When reading the book, I never had any real worry that Peeta would be cured because, if anything, he just seems angry and confused. I feel like Mockingjay Part 1 almost makes up for the change in Katniss and Finnick’s states by turning up the intensity on Peeta, making him terrifyingly violent and not just confused but mad. The Peeta in this movie is not a sad boy in need of fixing but a true threat, stripping him of all the casual joy and kindness that Josh Hutcherson has shown in the first movies.
Though she plays an important part in the book, President Coin doesn’t appear all that often. With Julianne Moore playing the character, Coin suddenly gets way more development, and even some sympathetic backstory. She goes from giving strict, regimented speeches to starting to revel in the spotlight, feeding off the excitement as victory seems more tangible. It’s only at the very end of the movie that Julianne Moore begins to turn this quiet and firm character into someone who might make you feel truly afraid or threatened.
Katniss’s prep team, who have never played a big part in the movies, were replaced entirely by Elizabeth Banks as Effie Trinket. I understand and support this change because it fits with the way the movies have minimised the role of the prep team. But I almost wish that Effie had undergone the torture instead not because I want to see it but because it is such a pivotal moment for Katniss. Seeing the way they have been tortured, she realises that District 13 can be just as dangerous as the Capitol in its own way.
Her distrust of 13 is developed further in the book, spurred on by scenes between her and Finnick. Katniss begins to question what people—including Gale—will hide, what lengths they will go to in order to ensure that she remains the perfect Mockingjay.
What I wanted most from the movie depiction of District 13 was to see Katniss realise those dangers. I wanted her to see how the survivors of 12 are welcomed so enthusiastically because 13 has suffered a pox epidemic and needs new breeding stock. While the pox epidemic is mentioned in the movie, it’s only in passing and the information is never relayed so callously.
There is a moment in the book where Katniss realises that she is powerful.
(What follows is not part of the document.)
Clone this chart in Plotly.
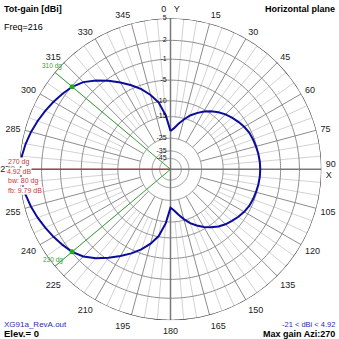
import numpy as np
import plotly.graph_objects as go

# ---------------------------------------------------------------------------
# Horizontal-plane total gain of the XG91a antenna (Elev = 0, Freq = 216)
# Azimuth is compass style: 0 deg on +Y (top), increasing clockwise.
# ---------------------------------------------------------------------------
azimuth_deg = list(range(0, 360, 5))
tot_gain_dbi = [
    -21.0, -19.6, -17.5, -15.4, -13.4, -11.9, -10.5, -9.4,    # 0 .. 35
    -8.4, -7.6, -7.0, -6.4, -5.9, -5.5, -5.3, -5.15,           # 40 .. 75
    -5.0, -4.9, -4.87, -4.9, -5.0, -5.15, -5.3, -5.5,          # 80 .. 115
    -5.9, -6.4, -7.0, -7.6, -8.4, -9.4, -10.5, -11.9,          # 120 .. 155
    -13.4, -15.4, -17.5, -19.6, -21.0, -14.5, -10.2, -7.8,     # 160 .. 195
    -5.85, -4.25, -2.8, -1.35, 0.0, 1.15, 1.92, 2.42,          # 200 .. 235
    2.88, 3.32, 3.75, 4.15, 4.5, 4.78, 4.92, 4.78,             # 240 .. 275
    4.5, 4.15, 3.75, 3.32, 2.88, 2.42, 1.92, 1.15,             # 280 .. 315
    0.0, -1.35, -2.8, -4.25, -5.85, -7.8, -10.2, -14.5,        # 320 .. 355
]

# Gain rings of the log grid and their labels
ring_db = [5, 2, -1, -5, -10, -15, -25, -35, -45]
ring_labels = ["5", "2", "-1", "-5", "-10", "-15", "-25", "-35", "-45"]

# Compass tick marks around the rim
angle_ticks = list(range(0, 360, 15))
angle_labels = [str(a) for a in angle_ticks]
angle_labels[0] = "0\u00a0\u00a0\u00a0Y"
angle_labels[6] = "90<br>X"

file_name = "XG91a_RevA.out"
freq_text = "Freq=216"
elev_deg = 0

# ---------------------------------------------------------------------------
# Log (ARRL-style) radial scale: every 2 dB shrinks the radius by 0.9
# ---------------------------------------------------------------------------
TOP_DB = 5.0


def radius(db):
    return 0.9 ** ((TOP_DB - np.asarray(db, dtype=float)) / 2.0)


az = np.array(azimuth_deg, dtype=float)
gain = np.array(tot_gain_dbi, dtype=float)

i_max = int(np.argmax(gain))
max_gain = gain[i_max]
max_az = az[i_max]
min_gain = gain.min()
back_az = (max_az + 180) % 360
fb_db = max_gain - gain[azimuth_deg.index(int(back_az))]
half_power = max_gain - 3.0
# -3 dB points on either side of the main beam
bw_lo = max(a for a, g in zip(azimuth_deg, tot_gain_dbi) if a < max_az and g <= half_power + 1e-9)
bw_hi = min(a for a, g in zip(azimuth_deg, tot_gain_dbi) if a > max_az and g <= half_power + 1e-9)
beamwidth = bw_hi - bw_lo

FONT = "Liberation Sans, Arial, sans-serif"
GRID_DARK = "#8c8c8c"
GRID_LIGHT = "#d2d2d2"
CURVE = "#0c0c9c"
GREEN = "#3a9e3a"
RED = "#c83737"

fig = go.Figure()


def seg_trace(thetas, r0, r1, color, width):
    th, rr = [], []
    for t in thetas:
        th += [t, t, None]
        rr += [r0, r1, None]
    return go.Scatterpolar(theta=th, r=rr, mode="lines", hoverinfo="skip",
                           line=dict(color=color, width=width), showlegend=False)


# minor (5 deg) and major (15 deg) spokes
minor = [a for a in range(0, 360, 5) if a % 15 != 0]
major = [a for a in range(0, 360, 15) if a % 90 != 0]
fig.add_trace(seg_trace(minor, float(radius(-15)), 1.0, GRID_LIGHT, 1))
fig.add_trace(seg_trace(major, float(radius(-25)), 1.0, GRID_DARK, 1))

# gain rings
ring_theta = np.arange(0, 361, 1)
for db in ring_db[1:]:
    fig.add_trace(go.Scatterpolar(theta=ring_theta, r=np.full(ring_theta.shape, float(radius(db))),
                                  mode="lines", hoverinfo="skip", showlegend=False,
                                  line=dict(color=GRID_DARK, width=1)))

# main cross through the centre
fig.add_trace(go.Scatterpolar(theta=[0, 0, 180, None, 90, 90, 270], r=[1, 0, 1, None, 1, 0, 1],
                              mode="lines", hoverinfo="skip", showlegend=False,
                              line=dict(color="#7a7a7a", width=1.5)))

# outer rim
fig.add_trace(go.Scatterpolar(theta=ring_theta, r=np.full(ring_theta.shape, float(radius(ring_db[0]))),
                              mode="lines", hoverinfo="skip", showlegend=False,
                              line=dict(color="#303030", width=1.2)))

# -3 dB bearing lines
fig.add_trace(seg_trace([bw_lo, bw_hi], 0.0, 1.0, GREEN, 1))
# max-gain bearing
fig.add_trace(seg_trace([max_az], 0.0, 1.0, RED, 1.2))

# radiation pattern
fig.add_trace(go.Scatterpolar(theta=np.append(az, az[0]), r=radius(np.append(gain, gain[0])),
                              mode="lines", hoverinfo="skip", showlegend=False,
                              line=dict(color=CURVE, width=2)))

# -3 dB markers on the curve
bw_gains = [tot_gain_dbi[azimuth_deg.index(bw_lo)], tot_gain_dbi[azimuth_deg.index(bw_hi)]]
fig.add_trace(go.Scatterpolar(theta=[bw_lo, bw_hi], r=radius(bw_gains), mode="markers",
                              hoverinfo="skip", showlegend=False,
                              marker=dict(color="#22aa22", size=5)))

# ring labels along the 0 deg line
fig.add_trace(go.Scatterpolar(theta=[0] * len(ring_db), r=radius(ring_db), mode="text",
                              text=[s + "\u00a0\u00a0" for s in ring_labels],
                              textposition="middle left", cliponaxis=False,
                              textfont=dict(size=7, color="#111111", family=FONT),
                              hoverinfo="skip", showlegend=False))

W = H = 339


def px(x):
    return x / W


def py(y):
    return 1 - y / H


ann = []


def text(x, y, s, size, color="#000000", bold=False, anchor="left", bg=None):
    ann.append(dict(x=px(x), y=py(y), xref="paper", yref="paper", text=("<b>%s</b>" % s) if bold else s,
                    showarrow=False, xanchor=anchor, yanchor="middle",
                    font=dict(size=size, color=color, family=FONT),
                    bgcolor=bg, borderpad=0))


text(3, 9, "Tot-gain [dBi]", 9, bold=True)
text(3, 27, freq_text, 9)
text(336, 9, "Horizontal plane", 9, bold=True, anchor="right")
text(3, 324, file_name, 8, color="#2a2ab8")
text(3, 333.5, "Elev.= %d" % elev_deg, 9.5, bold=True)
text(336, 324, "%g < dBi < %g" % (min_gain, max_gain), 7.5, color="#2a2ab8", anchor="right")
text(336, 333.5, "Max gain Azi:%d" % max_az, 9, bold=True, anchor="right")

# beam annotations
text(41, 65.5, "%d dg" % bw_hi, 6.5, color=GREEN)
text(42, 260, "%d dg" % bw_lo, 6.5, color=GREEN)
text(7, 162, "%d dg" % max_az, 7, color=RED, bg="white")
text(6, 171, "%.2f dB" % max_gain, 7, color=RED, bg="white")
text(7, 181, "bw: %d dg" % beamwidth, 7, color=RED, bg="white")
text(7, 190, "fb: %.2f dB" % fb_db, 7, color=RED, bg="white")

CX, CY, R = 170.5, 169.3, 151.0
fig.update_layout(
    width=W, height=H,
    margin=dict(l=0, r=0, t=0, b=0),
    paper_bgcolor="white",
    plot_bgcolor="white",
    showlegend=False,
    annotations=ann,
    polar=dict(
        domain=dict(x=[px(CX - R), px(CX + R)], y=[py(CY + R), py(CY - R)]),
        bgcolor="white",
        radialaxis=dict(visible=False, range=[0, 1]),
        angularaxis=dict(
            rotation=90, direction="clockwise",
            tickmode="array", tickvals=angle_ticks, ticktext=angle_labels,
            showgrid=False, showline=False,
            ticks="outside", ticklen=2, tickcolor="rgba(0,0,0,0)",
            tickfont=dict(size=9, color="#1a1a1a", family=FONT),
        ),
    ),
)

fig.write_html("out.html")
So powerful, in fact, that President Coin had to remind her own district that Katniss wasn’t in charge. I wanted that. I wanted Katniss to understand her own power and realise that President Snow isn’t the only one willing to take her out for rising too far.
Mockingjay Part 1 didn’t deliver on that note, but there’s still plenty of time for Katniss to truly realise that in Part 2. Hopefully it won’t be lost in translation when the war begins in earnest.
Mockingjay Part 1 is everything that people wanted from the book—everything that I wanted from the book. Here we have clear, concise action propelled by Katniss’s strength of character. But in trying to fix up all the larger-scale problems, does it increase some of the smaller ones? Yes. Absolutely. But I find that the more time I spend thinking about why a certain change was made, the more I feel like it was the right one.
This movie is not perfect. But I feel, after my first time watching it, that I liked it far better than I liked Mockingjay on first read-through. More than anything, I’m happy to see that it works as its own movie. There is a cliffhanger. There are some things that need to be expanded more in Part 2. But the script and the production are clearly fully aware of what the audience wants, and are striving to provide it. Personally, I think the first half of the book was the strongest. And if they can make huge improvements to that, then I can’t wait to see what they do with Mockingjay Part 2.